• _BRIEF_
Leave out the pictures and repeat the rest of the material exactly.

• _GIVEN MATERIAL_
--- BEGIN ---
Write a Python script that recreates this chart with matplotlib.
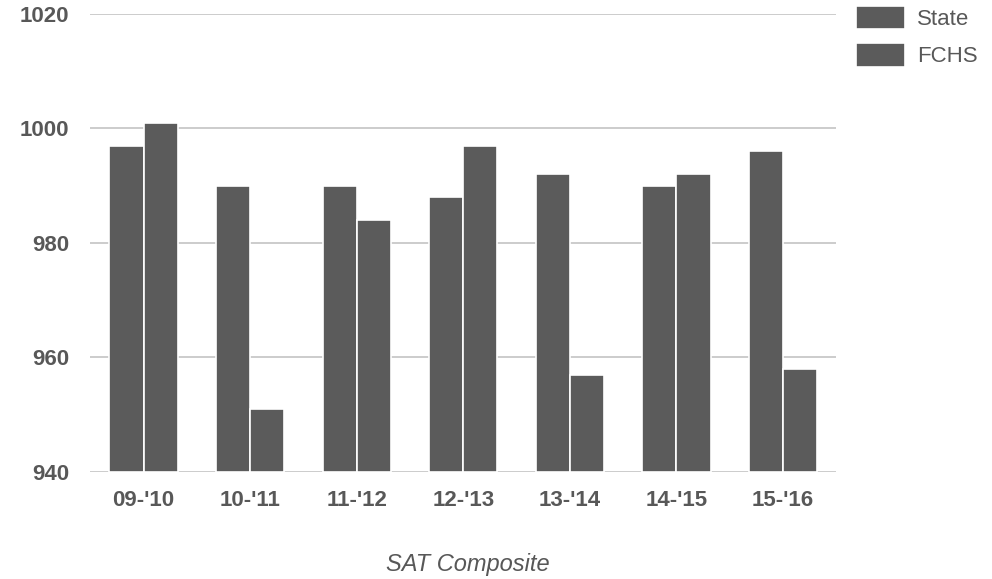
import matplotlib
matplotlib.use("Agg")
import matplotlib.pyplot as plt
import numpy as np

plt.rcParams.update({
    "font.family": ["Liberation Sans", "DejaVu Sans"],
    "font.size": 16,
})

# SAT composite scores by school year
years = ["09-'10", "10-'11", "11-'12", "12-'13", "13-'14", "14-'15", "15-'16"]
state = [997, 990, 990, 988, 992, 990, 996]
fchs = [1001, 951, 984, 997, 957, 992, 958]

BAR = "#5b5b5b"
TXT = "#585858"

fig = plt.figure(figsize=(9.92, 5.79), dpi=100)
ax = fig.add_axes([0.091, 0.185, 0.752, 0.791])

x = np.arange(len(years))
w = 0.32
ax.bar(x - w / 2, np.array(state) - 940, w, bottom=940, color=BAR,
       edgecolor="white", linewidth=1.2, label="State", zorder=3)
ax.bar(x + w / 2, np.array(fchs) - 940, w, bottom=940, color=BAR,
       edgecolor="white", linewidth=1.2, label="FCHS", zorder=3)

ax.set_ylim(940, 1020)
ax.set_xlim(-0.5, len(years) - 0.5)
ax.set_yticks([940, 960, 980, 1000, 1020])
ax.set_xticks(x)
ax.set_xticklabels(years)
ax.tick_params(length=0, colors=TXT, labelsize=16)
for lab in ax.get_xticklabels() + ax.get_yticklabels():
    lab.set_fontweight("bold")
ax.tick_params(axis="y", pad=15)
ax.tick_params(axis="x", pad=13)
ax.grid(axis="y", color="#c8c8c8", linewidth=1.3, zorder=0)
for s in ax.spines.values():
    s.set_visible(False)

fig.text(0.472, 0.005, "SAT Composite", ha="center", va="bottom",
         fontsize=17, style="italic", color=TXT)

ax.legend(loc="upper left", bbox_to_anchor=(0.843, 1.025),
          bbox_transform=fig.transFigure, frameon=False,
          handlelength=2.2, handleheight=1.25, labelspacing=0.6,
          handletextpad=0.55, labelcolor=TXT, fontsize=16)

fig.savefig("out.png", dpi=100)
--- END ---
• _THE ANSWER_
Write a Python script that recreates this chart with matplotlib.
import matplotlib
matplotlib.use("Agg")
import matplotlib.pyplot as plt
import numpy as np

plt.rcParams.update({
    "font.family": ["Liberation Sans", "DejaVu Sans"],
    "font.size": 16,
})

# SAT composite scores by school year
years = ["09-'10", "10-'11", "11-'12", "12-'13", "13-'14", "14-'15", "15-'16"]
state = [997, 990, 990, 988, 992, 990, 996]
fchs = [1001, 951, 984, 997, 957, 992, 958]

BAR = "#5b5b5b"
TXT = "#585858"

fig = plt.figure(figsize=(9.92, 5.79), dpi=100)
ax = fig.add_axes([0.091, 0.185, 0.752, 0.791])

x = np.arange(len(years))
w = 0.32
ax.bar(x - w / 2, np.array(state) - 940, w, bottom=940, color=BAR,
       edgecolor="white", linewidth=1.2, label="State", zorder=3)
ax.bar(x + w / 2, np.array(fchs) - 940, w, bottom=940, color=BAR,
       edgecolor="white", linewidth=1.2, label="FCHS", zorder=3)

ax.set_ylim(940, 1020)
ax.set_xlim(-0.5, len(years) - 0.5)
ax.set_yticks([940, 960, 980, 1000, 1020])
ax.set_xticks(x)
ax.set_xticklabels(years)
ax.tick_params(length=0, colors=TXT, labelsize=16)
for lab in ax.get_xticklabels() + ax.get_yticklabels():
    lab.set_fontweight("bold")
ax.tick_params(axis="y", pad=15)
ax.tick_params(axis="x", pad=13)
ax.grid(axis="y", color="#c8c8c8", linewidth=1.3, zorder=0)
for s in ax.spines.values():
    s.set_visible(False)

fig.text(0.472, 0.005, "SAT Composite", ha="center", va="bottom",
         fontsize=17, style="italic", color=TXT)

ax.legend(loc="upper left", bbox_to_anchor=(0.843, 1.025),
          bbox_transform=fig.transFigure, frameon=False,
          handlelength=2.2, handleheight=1.25, labelspacing=0.6,
          handletextpad=0.55, labelcolor=TXT, fontsize=16)

fig.savefig("out.png", dpi=100)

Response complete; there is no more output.